For non-EU Companies the following are under scope for reporting starting from 1st January 2027:

A company with 1000 employees or more, and meets one of the following criteria:

  • More than €50 million in turnover
  • More than €25 million in assets

 

For non-EU Companies the following are under scope for reporting starting from 1st January 2028:

A company with a net turnover of more than €450 million and meets one of the following criteria:

  • At least one EU subsidiary meeting 2 of the following criteria:
    • 250+ employees
    • €50+ million in turnover
    • or €25+ million in assets
  • Or a branch in the EU with an annual net turnover exceeding €50 million

What about CS3D (Due Diligence Directive)?

  • Higher threshold: now applies to companies with 5,000+ employees and €1.5B turnover
  • Due diligence focus limited to direct partners (Tier 1) only
  • Risk-based approach replaces full supply chain mapping
  • Climate transition plans must be adopted but are now more flexible and postponed by 2 years


You can find more information about CS3D here.

EU CSRD Compliance Timeline (Original)

The implementation of the CSRD will take place over several years depending on company type:

Entity Type
Reporting Begins
Data Period Covered
Large Companies under NFRD
FY 2024
Reports due in 2025
Large EU Companies newly covered by CSRD
FY 2025
Reports due in 2026
Listed SMEs
FY 2026
Reports due in 2027
Non-EU Companies
FY 2028
Reports due in 2029

EU Omnibus Compliance Timeline

Under the new Omnibus guidelines timelines for some companies have changed as follows:

Entity Type
Reporting Begins
Data Period Covered
Large Companies
FY 2024*
Reports due in 2025
Large EU Companies newly covered by CSRD
FY 2027
Reports due in 2028
Listed SMEs
-
No longer in scope
Non-EU Companies
FY 2028
Reports due in 2029

*The dates for large companies hasn’t changed, however the criteria for a large company has changed. You can refer to them here.

What is the “Stop the Clock” Directive?

The “Stop the Clock” Directive under the CSRD Omnibus is an EU regulation that delays certain Corporate Sustainability Reporting (CSRD) and Due Diligence (CS3D) deadlines by up to two years. It gives companies more time to comply while the EU reviews and simplifies sustainability rules.

The CSRD Omnibus marks a pivotal recalibration of the EU’s sustainability reporting framework. By easing reporting requirements, increasing thresholds, and introducing a risk-based approach, the EU has signaled its willingness to support businesses while maintaining its long-term ESG ambitions.

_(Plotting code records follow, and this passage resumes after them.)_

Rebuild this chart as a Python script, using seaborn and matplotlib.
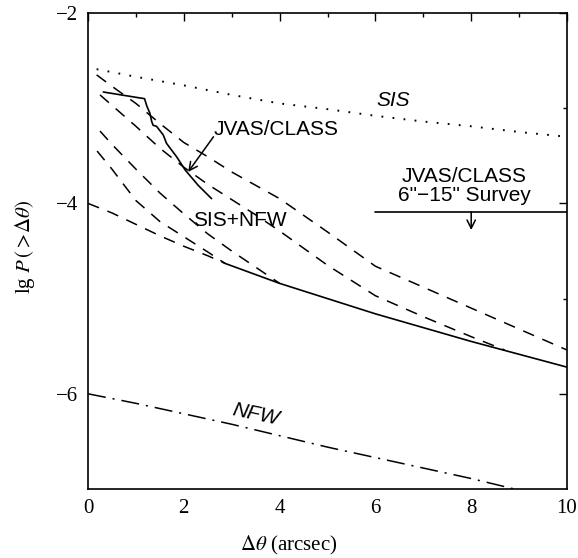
import numpy as np
import pandas as pd
import matplotlib
matplotlib.use("Agg")
import matplotlib.pyplot as plt
from matplotlib.ticker import MultipleLocator
import seaborn as sns

# ---------------- data ----------------
sis_x = [0.18, 1, 2, 3, 4, 5, 6, 7, 8, 9, 10]
sis_y = [-2.59, -2.67, -2.76, -2.86, -2.95, -3.01, -3.08, -3.14, -3.19, -3.25, -3.30]

nfw_x = [0, 1, 2, 3, 4, 5, 6, 7, 8, 8.9]
nfw_y = [-6.0, -6.10, -6.21, -6.32, -6.44, -6.56, -6.67, -6.78, -6.89, -7.0]

# SIS+NFW model curves (dashed)
m1_x = [0.18, 0.5, 1.0, 1.5, 2.0, 2.5, 3.0, 3.5, 4.0, 5.0, 6.0, 8.0, 10.0]
m1_y = [-2.65, -2.77, -2.95, -3.16, -3.36, -3.51, -3.67, -3.81, -3.95, -4.30, -4.66, -5.10, -5.54]

m2_x = [0.25, 0.5, 1.0, 1.5, 2.0, 2.5, 3.0, 3.5, 4.0, 5.0, 6.0, 7.0, 8.0, 8.7]
m2_y = [-2.86, -2.97, -3.19, -3.42, -3.62, -3.80, -3.96, -4.12, -4.29, -4.65, -4.97, -5.19, -5.40, -5.54]

m3_x = [0.25, 0.5, 1.0, 1.5, 2.0, 2.5, 3.0, 3.5, 4.0]
m3_y = [-3.24, -3.38, -3.64, -3.89, -4.11, -4.32, -4.50, -4.67, -4.84]

m4_x = [0.19, 0.5, 1.0, 1.5, 2.0, 2.5, 2.86]
m4_y = [-3.45, -3.64, -3.97, -4.19, -4.35, -4.51, -4.63]

m5_x = [0.0, 0.5, 1.0, 1.5, 2.0, 2.5, 2.86]
m5_y = [-4.0, -4.10, -4.22, -4.34, -4.45, -4.55, -4.63]

# common solid envelope
env_x = [2.86, 4.0, 6.0, 8.0, 10.0]
env_y = [-4.63, -4.84, -5.16, -5.45, -5.72]

# JVAS/CLASS observed
obs_x = [0.32, 0.81, 1.18, 1.23, 1.29, 1.33, 1.36, 1.43, 1.57, 1.64, 1.85, 2.03, 2.30, 2.58]
obs_y = [-2.83, -2.87, -2.90, -2.98, -3.05, -3.14, -3.18, -3.19, -3.28, -3.37, -3.51, -3.65, -3.81, -3.95]

# 6''-15'' survey upper limit
survey_x = [6.0, 10.0]
survey_y = [-4.09, -4.09]

x_ticks = [0, 2, 4, 6, 8, 10]
y_ticks = [-2, -4, -6]

# ---------------- style ----------------
sns.set_style("white")
plt.rcParams["font.family"] = ["Liberation Serif", "DejaVu Serif"]
plt.rcParams["mathtext.fontset"] = "stix"
plt.rcParams["lines.scale_dashes"] = False
plt.rcParams["text.color"] = "black"
plt.rcParams["axes.labelcolor"] = "black"
plt.rcParams["xtick.color"] = "black"
plt.rcParams["ytick.color"] = "black"

fig = plt.figure(figsize=(5.78, 5.58), dpi=100)
ax = fig.add_axes([88 / 578, 1 - 489 / 558, 479 / 578, 476 / 558])

DASH = (0, (8.5, 6.5))
DOT = (0, (1.3, 6.7))
DASHDOT = (0, (13, 5, 1.5, 5))


def draw(x, y, ls, lw=1.1):
    df = pd.DataFrame({"x": x, "y": y})
    sns.lineplot(data=df, x="x", y="y", ax=ax, sort=False, estimator=None,
                 errorbar=None, color="black", linewidth=lw, linestyle=ls)


draw(sis_x, sis_y, DOT, lw=1.4)
draw(nfw_x, nfw_y, DASHDOT)
for mx, my in [(m1_x, m1_y), (m2_x, m2_y), (m3_x, m3_y), (m4_x, m4_y), (m5_x, m5_y)]:
    draw(mx, my, DASH)
draw(env_x, env_y, "-", lw=1.2)
draw(obs_x, obs_y, "-", lw=1.2)
draw(survey_x, survey_y, "-", lw=1.2)

ax.set_xlim(0, 10)
ax.set_ylim(-7, -2)
ax.set_xticks(x_ticks)
ax.set_yticks(y_ticks)
ax.xaxis.set_minor_locator(MultipleLocator(1))
ax.set_yticks([-3, -5], minor=True)
ax.tick_params(which="both", direction="in", top=True, right=True,
               width=1.0, labelsize=15, color="black", labelcolor="black")
ax.tick_params(which="major", length=6, pad=7)
ax.tick_params(which="minor", length=3)
for s in ax.spines.values():
    s.set_linewidth(1.2)
    s.set_color("black")

ax.set_xlabel(r"$\Delta\theta$ (arcsec)", fontsize=15, color="black")
ax.set_ylabel(r"lg $P\,(>\!\Delta\theta)$", fontsize=15, color="black")
ax.xaxis.set_label_coords(0.42, -0.118)
ax.xaxis.label.set_va("center")
ax.yaxis.set_label_coords(-0.132, 0.508)
ax.yaxis.label.set_va("center")

sans = "Liberation Sans"
kw = dict(family=sans, fontsize=15, ha="center", va="center", color="black")
ax.text(6.37, -2.92, "SIS", style="italic", **kw)
ax.text(3.17, -4.18, "SIS+NFW", **kw)
ax.text(3.5, -6.22, "NFW", style="italic", rotation=-12, **kw)
ax.text(3.92, -3.22, "JVAS/CLASS", **kw)
ax.annotate("", xy=(2.09, -3.67), xytext=(2.62, -3.30),
            arrowprops=dict(arrowstyle="->,head_length=0.4,head_width=0.2",
                            lw=1.1, color="black", shrinkA=0, shrinkB=0,
                            mutation_scale=15))
ax.text(7.85, -3.72, "JVAS/CLASS", **kw)
ax.text(7.85, -3.92, "6\"\u221215\" Survey", **kw)
ax.annotate("", xy=(8.0, -4.28), xytext=(8.0, -4.09),
            arrowprops=dict(arrowstyle="->,head_length=0.4,head_width=0.2",
                            lw=1.1, color="black", shrinkA=0, shrinkB=0,
                            mutation_scale=15))

fig.savefig("out.png", dpi=100)
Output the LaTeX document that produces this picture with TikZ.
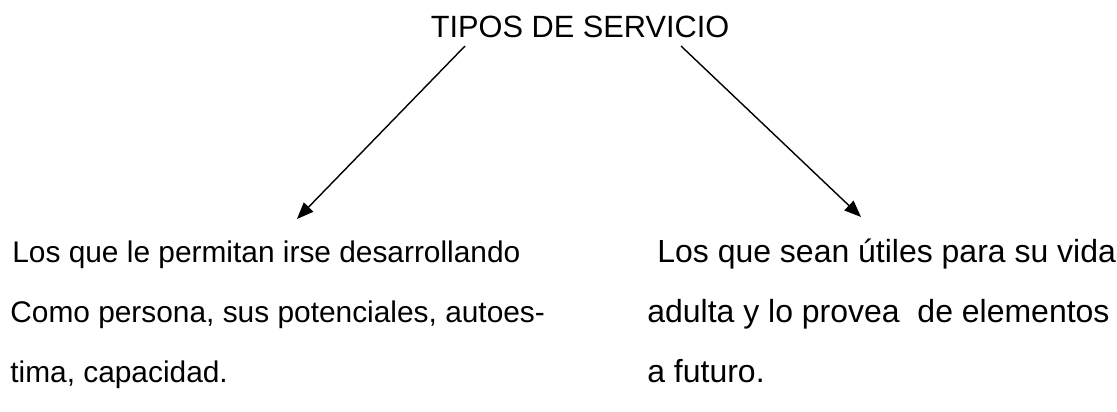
\documentclass[tikz,border=0pt]{standalone}
\usepackage{fontspec}
\setmainfont{Liberation Sans}
\usetikzlibrary{arrows.meta}

\begin{document}
\begin{tikzpicture}
[
    x=0.02cm, y=-0.02cm,
    texto/.style={anchor=base west, inner sep=0pt, font=\fontsize{17}{20}\selectfont},
    textoder/.style={texto, font=\fontsize{18.2}{21}\selectfont},
    flecha/.style={line width=0.8pt, -{Triangle[length=9.5pt, width=7.5pt]}},
]
\useasboundingbox (0,0) rectangle (1117,412);
\node [anchor=base, inner sep=0pt, font=\fontsize{17.5}{20}\selectfont] (tipos) at (580,38)
{TIPOS DE SERVICIO};
% izquierda
\node [texto] (izq1) at (12,263) {Los que le permitan irse desarrollando};
\node [texto] (izq2) at (10,322) {Como persona, sus potenciales, autoes-};
\node [texto] (izq3) at (10,382) {tima, capacidad.};
% derecha
\node [textoder] (der1) at (657,263) {Los que sean útiles para su vida};
\node [textoder] (der2) at (647,322) {adulta y lo provea\ \ de elementos};
\node [textoder] (der3) at (647,382) {a futuro.};
\coordinate (salidaIzq) at (465,46);
\coordinate (puntaIzq) at (297,219);
\coordinate (salidaDer) at (681,46);
\coordinate (puntaDer) at (861,217);
\draw [flecha] (salidaIzq) -- (puntaIzq);
\draw [flecha] (salidaDer) -- (puntaDer);
\end{tikzpicture}
\end{document}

For in-scope companies, especially those newly excluded or delayed, this is an opportunity to review internal ESG systems, refocus on material risks, and prepare strategically for the next wave of regulatory requirements. 

Non-EU companies with significant EU operations must also stay alert, as reporting under CSRD and due diligence under CS3D remain on the horizon.

Ultimately, while the Omnibus offers more time and flexibility, it doesn’t change the trajectory: sustainability reporting is becoming the new normal in Europe. Early alignment will remain critical, not only to meet compliance deadlines, but also to satisfy investor expectations and strengthen market credibility in an ESG-conscious world.